Source: GNS Science
In an International Atomic Energy Agency-funded project, 22 scientists from across the Pacific attended a hands-on course at Otago University learning chemical techniques to authenticate and detect adulteration in various foods such as honey, cereal, rice, dairy products and tea.
Adulteration of food is a significant problem, especially in some developing nations, that can undermine consumer confidence and cause serious health problems.
Isotope chemist Karyne Rogers, of GNS Science’s National Isotope Centre, said the project was a practical strategy to help Pacific and Asian nations achieve and sustain skills in food verification and authentication.
“The 22 scientists had access to facilities they may not have in their home countries, and this is invaluable in helping them distinguish adulterated food from legitimate food,” Dr Rogers said.
The increase of global trade, complexity of supply chains, and premium prices being paid for some commodities, have increased the incidence of fraudulent food. Honey and rice are prominent examples where this can occur.
“One of the main tools for ensuring food safety is a traceability system, which provides consumers with confidence their food comes from a supplier with appropriate food safety and quality measures.

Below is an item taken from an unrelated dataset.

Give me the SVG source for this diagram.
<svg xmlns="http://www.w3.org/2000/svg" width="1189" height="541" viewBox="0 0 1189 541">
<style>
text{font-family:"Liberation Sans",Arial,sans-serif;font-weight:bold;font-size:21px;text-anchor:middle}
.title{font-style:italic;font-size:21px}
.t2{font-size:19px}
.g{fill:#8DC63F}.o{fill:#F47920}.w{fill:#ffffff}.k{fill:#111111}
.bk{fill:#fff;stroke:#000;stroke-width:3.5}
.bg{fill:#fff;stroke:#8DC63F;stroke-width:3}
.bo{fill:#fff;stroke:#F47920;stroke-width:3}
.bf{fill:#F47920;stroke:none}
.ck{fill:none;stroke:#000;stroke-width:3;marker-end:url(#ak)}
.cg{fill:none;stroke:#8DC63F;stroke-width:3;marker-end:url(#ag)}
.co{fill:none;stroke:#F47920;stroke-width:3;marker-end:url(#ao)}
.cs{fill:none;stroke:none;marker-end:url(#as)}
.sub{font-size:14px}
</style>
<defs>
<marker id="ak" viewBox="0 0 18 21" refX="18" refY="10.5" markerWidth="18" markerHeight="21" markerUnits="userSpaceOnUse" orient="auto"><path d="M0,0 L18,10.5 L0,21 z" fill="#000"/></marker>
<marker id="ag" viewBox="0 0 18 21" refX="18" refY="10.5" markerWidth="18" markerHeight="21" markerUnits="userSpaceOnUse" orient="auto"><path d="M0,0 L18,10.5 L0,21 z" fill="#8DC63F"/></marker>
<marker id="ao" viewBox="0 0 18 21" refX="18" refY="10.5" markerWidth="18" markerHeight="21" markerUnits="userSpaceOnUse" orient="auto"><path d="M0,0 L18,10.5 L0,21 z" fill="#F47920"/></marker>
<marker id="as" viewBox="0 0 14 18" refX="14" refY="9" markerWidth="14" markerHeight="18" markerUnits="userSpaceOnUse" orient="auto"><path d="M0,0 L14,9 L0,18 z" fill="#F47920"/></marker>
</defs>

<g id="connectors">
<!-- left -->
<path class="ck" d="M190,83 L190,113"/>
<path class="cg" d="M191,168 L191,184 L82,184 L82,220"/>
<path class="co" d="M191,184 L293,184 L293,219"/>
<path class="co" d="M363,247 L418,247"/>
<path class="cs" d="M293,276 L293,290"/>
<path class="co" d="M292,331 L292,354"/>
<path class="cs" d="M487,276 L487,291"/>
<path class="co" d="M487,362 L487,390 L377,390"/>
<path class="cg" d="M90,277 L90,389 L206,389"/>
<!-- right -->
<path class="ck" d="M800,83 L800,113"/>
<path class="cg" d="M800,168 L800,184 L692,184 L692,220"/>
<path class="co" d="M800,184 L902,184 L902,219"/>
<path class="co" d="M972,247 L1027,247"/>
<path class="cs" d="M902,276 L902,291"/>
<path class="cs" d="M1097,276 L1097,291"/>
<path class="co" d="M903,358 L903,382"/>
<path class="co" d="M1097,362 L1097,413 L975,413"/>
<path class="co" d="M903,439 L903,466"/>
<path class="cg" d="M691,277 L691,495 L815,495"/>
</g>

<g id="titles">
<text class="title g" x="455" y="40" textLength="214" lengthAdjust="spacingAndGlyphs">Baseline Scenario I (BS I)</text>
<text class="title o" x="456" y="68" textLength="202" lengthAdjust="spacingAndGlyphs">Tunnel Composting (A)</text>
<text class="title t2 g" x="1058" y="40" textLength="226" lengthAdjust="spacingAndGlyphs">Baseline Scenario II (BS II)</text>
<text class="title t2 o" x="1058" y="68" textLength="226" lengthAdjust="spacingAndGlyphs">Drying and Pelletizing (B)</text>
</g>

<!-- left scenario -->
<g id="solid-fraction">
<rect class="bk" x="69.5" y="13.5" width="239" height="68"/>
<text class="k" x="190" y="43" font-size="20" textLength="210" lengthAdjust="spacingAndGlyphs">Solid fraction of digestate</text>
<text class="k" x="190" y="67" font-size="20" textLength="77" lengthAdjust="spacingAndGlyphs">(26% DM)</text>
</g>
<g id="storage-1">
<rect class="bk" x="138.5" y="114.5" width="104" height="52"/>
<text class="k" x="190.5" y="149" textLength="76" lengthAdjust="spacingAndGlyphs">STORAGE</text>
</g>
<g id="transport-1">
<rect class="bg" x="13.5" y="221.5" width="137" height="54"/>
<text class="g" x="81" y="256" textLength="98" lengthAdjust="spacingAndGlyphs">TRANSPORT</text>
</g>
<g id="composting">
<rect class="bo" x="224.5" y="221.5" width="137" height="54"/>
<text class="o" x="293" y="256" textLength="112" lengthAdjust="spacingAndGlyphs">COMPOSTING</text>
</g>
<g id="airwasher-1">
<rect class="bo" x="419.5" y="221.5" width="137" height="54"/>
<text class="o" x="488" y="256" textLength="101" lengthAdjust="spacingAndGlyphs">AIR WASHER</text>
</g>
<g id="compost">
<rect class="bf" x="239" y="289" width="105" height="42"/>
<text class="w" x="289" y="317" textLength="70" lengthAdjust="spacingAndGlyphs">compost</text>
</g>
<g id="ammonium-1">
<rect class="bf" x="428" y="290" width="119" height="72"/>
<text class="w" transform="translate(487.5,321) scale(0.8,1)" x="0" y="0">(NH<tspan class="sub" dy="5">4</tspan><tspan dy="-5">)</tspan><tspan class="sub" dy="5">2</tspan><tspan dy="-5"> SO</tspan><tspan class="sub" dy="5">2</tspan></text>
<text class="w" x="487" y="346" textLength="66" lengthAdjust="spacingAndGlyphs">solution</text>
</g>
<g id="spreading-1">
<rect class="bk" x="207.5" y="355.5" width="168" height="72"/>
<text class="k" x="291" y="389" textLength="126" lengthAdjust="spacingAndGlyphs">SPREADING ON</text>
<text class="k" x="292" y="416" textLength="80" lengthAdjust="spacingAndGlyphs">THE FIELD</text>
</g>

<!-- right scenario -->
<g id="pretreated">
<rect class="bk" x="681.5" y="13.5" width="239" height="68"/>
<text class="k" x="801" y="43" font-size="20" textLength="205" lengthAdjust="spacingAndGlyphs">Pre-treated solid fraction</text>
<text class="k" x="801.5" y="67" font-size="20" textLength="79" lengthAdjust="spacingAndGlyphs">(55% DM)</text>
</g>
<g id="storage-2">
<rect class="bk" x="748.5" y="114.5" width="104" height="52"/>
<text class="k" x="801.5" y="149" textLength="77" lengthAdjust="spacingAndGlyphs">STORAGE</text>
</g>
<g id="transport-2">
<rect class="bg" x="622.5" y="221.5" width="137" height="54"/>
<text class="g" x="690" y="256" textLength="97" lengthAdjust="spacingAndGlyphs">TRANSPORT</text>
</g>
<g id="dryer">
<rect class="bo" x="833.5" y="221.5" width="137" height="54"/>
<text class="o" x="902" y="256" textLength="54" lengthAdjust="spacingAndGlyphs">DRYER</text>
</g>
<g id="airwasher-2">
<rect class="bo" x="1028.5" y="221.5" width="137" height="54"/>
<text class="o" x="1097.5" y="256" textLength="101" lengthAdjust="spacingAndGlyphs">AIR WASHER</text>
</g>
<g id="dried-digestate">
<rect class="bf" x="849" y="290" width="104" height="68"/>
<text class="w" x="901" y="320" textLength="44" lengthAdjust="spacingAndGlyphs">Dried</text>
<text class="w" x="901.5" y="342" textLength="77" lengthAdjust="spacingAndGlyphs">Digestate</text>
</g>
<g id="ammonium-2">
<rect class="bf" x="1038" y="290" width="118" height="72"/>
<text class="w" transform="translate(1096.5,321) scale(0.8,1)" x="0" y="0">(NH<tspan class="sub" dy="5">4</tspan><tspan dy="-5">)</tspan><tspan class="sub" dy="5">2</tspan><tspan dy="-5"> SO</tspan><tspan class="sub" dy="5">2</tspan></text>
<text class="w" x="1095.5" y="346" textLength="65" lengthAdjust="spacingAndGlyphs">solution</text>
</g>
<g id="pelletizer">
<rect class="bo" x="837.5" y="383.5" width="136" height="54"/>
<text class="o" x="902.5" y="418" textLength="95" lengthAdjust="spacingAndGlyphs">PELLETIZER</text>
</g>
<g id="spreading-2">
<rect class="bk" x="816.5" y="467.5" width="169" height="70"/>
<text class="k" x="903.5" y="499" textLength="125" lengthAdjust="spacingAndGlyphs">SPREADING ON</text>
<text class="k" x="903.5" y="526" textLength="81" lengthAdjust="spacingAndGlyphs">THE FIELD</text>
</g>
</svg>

The ultimate beneficiaries will be consumers, through enhanced confidence that the food they buy is authentic and that it adheres to the required food safety regulations
“However, all such systems can be subject to fraud so a system that can verify food origin, and audit the traceability control systems, is needed,” she said.
The project would result in the establishment of a regional consortium of scientists and end-users to strengthen cooperation plus the setting up of agreed and harmonised standards, protocols and procedures. In addition, consortium members would develop a web database for archiving information for the region.
“The ultimate beneficiaries will be consumers, through enhanced confidence that the food they buy is authentic and that it adheres to the required food safety regulations.”
The scientists involved in the project spent two weeks in New Zealand undergoing training and will have further training courses in Sri Lanka, Thailand, and China over the next three years.